Первую книгу, которую я оформил в «Колосе», – «Повышение посевных качеств семян» – я храню до сих пор, оформление ее вызывающе неумелое (похоже на плохой вариант композиции Мондриана), но как-то мне ее зачли в «актив». Далее со скрипом, но поехало, и я стал получать крайне редко, но постоянно заказы на оформление обложек и титулов книг. Наставал бум книгоиздания. Дело это становилось хлебным, обложка «стоила» от 45 до 60 рублей плюс титул. Поначалу мне помогала Печковская. В это время еще сохранялась традиция конца двадцатых – начала тридцатых годов использования аппликации ярких цветов, монтажей с фотографиями, но шрифт непременно писался от руки. Большинство книг отличались его художественной культурой, орнаментикой композиции, но отдавали невыразимой скукой. Речь, конечно, идет не о «штучных», входивших как образцы в выпуски «Искусство книги». Мое полиграфическое образование продолжалось и по ним.
Оформление книги переживало обновление приемов, отчасти возврат к броскости двадцатых годов, плакатному лаконизму, отчасти заимствованию рекламных ходов западной продукции, благодаря Елизаветскому и работе в «Колосе» художников нового поколения, не только одаренных, знающих приемы оформления зарубежных изданий, но и пробивных, ценящих свое творчество. Они начали зарабатывать вовсе не те деньги, которыми довольствовались «старички». Так называемый 314-й приказ расценок позволял далеко раздвинуть границы оплаты. Разные альманахи, календари, сборники типа «Земля и люди» позволяли включать в оформление множество элементов: титулов, шмуцтитулов, иллюстраций, заставок; отдельно оплачивался макет, а каждая нарисованная (а потом и выклейная – разницы не было) буква стоила тридцать копеек. Вот где можно было разгуляться. Я вспоминаю папу, который за проверку контрольной по химии – было в его практике и такое – получал двадцать семь копеек (не менее получаса).

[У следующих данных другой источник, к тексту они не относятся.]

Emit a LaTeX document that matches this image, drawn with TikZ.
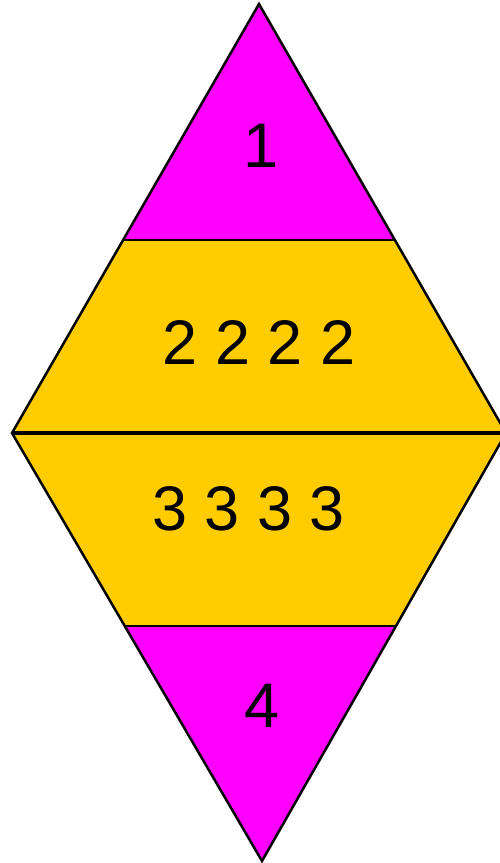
\documentclass[tikz,border=0pt]{standalone}
\usepackage{fontspec}
\setmainfont{Liberation Sans}
\definecolor{mag}{HTML}{FF00FF}
\definecolor{gold}{HTML}{FFCC00}
\begin{document}
\begin{tikzpicture}[x=1pt,y=-1pt,
  edge/.style={draw=black,line width=2.5pt,line join=miter},
  digit/.style={inner sep=0pt,font=\fontsize{63}{63}\selectfont}]
\useasboundingbox (0,0) rectangle (500,863);
\begin{scope}
\clip (0,0) rectangle (500,863);
\coordinate (T) at (259,4);
\coordinate (L) at (12,433);
\coordinate (R) at (506,433);
\coordinate (B) at (262,861);
\begin{scope}
\clip (T) -- (R) -- (B) -- (L) -- cycle;
\fill[mag] (0,0) rectangle (520,240);
\fill[gold] (0,240) rectangle (520,626);
\fill[mag] (0,626) rectangle (520,870);
\draw[line width=2.5pt] (0,240) -- (520,240);
\draw[line width=2.5pt] (0,626) -- (520,626);
\draw[line width=3.2pt] (0,433) -- (520,433);
\end{scope}
\draw[edge] (T) -- (R) -- (B) -- (L) -- cycle;
\end{scope}
\node[digit] (n1) at (261.5,145.5) {1};
\node[digit] (n2) at (259,342.5) {2 2 2 2};
\node[digit] (n3) at (248.5,509) {3 3 3 3};
\node[digit] (n4) at (262,705.5) {4};
\end{tikzpicture}
\end{document}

Это были уже не серые «трудяги», а плейбои по теперешнему представлению. Завтракали в «Национале», обедали в «Метрополе» или «Славянском базаре», ужинали в «Арагви» или Домжуре, Доме кино, ЦДРИ. В общем, на «широкую ногу». Селились в наследственных «сталинских» или кооперативных квартирах, ездили на импортных редких машинах. Кто-то пустил слух, что, мол, единственная первая была у Высоцкого. Видно, не жил свидетель в это время.
В «Колосе» помню и участие в первых «капустниках» – бойких, веселых, слегка хулиганских. Там как-то и пригодился мой робкий опыт сочинительства, и хотя по характеру я не был балагуром, но любил ввернуть «лыко в строку».
Незадолго до того как я ушел из издательства – звали учиться на дневное отделение в МГУ, недаром рекомендовали на приемных экзаменах, – пришлось одну смену летом поработать в пионерском лагере вожатым. В моем отряде, кажется, девятом (всего было 14), находились ребята восьми-десяти лет, лагерь был где-то в Щербинке от Министерства сельского хозяйства. Не очень заорганизованный. Первую ночь пришлось спать на матрасах, кровати не завезли. Много было бестолковщины и позднее – не то что в «Елочках» Минфина, стычек вожатых с местной шпаной, краж. Но мы с мальчишками сдружились. Особенно я им понравился тем, что играл на гитаре полублатные песни, без словесных излишеств, но лихие. Было это в лето 1964 года.
А теперь о моем поступлении в МГУ в 1963 году. Было оно несколько парадоксальным. Увлеченный развивающимся романом с Таней Ведерниковой, я проболтался лето, не готовясь к экзаменам, тем более что уже служил в «Колосе», получал зарплату и мог иногда сводить свою пассию в коктейль-холл в гостинице «Москва» (самый дорогой коктейль менее двух рублей) или в кафе-мороженое на улице Горького, не говоря о кино и выставках.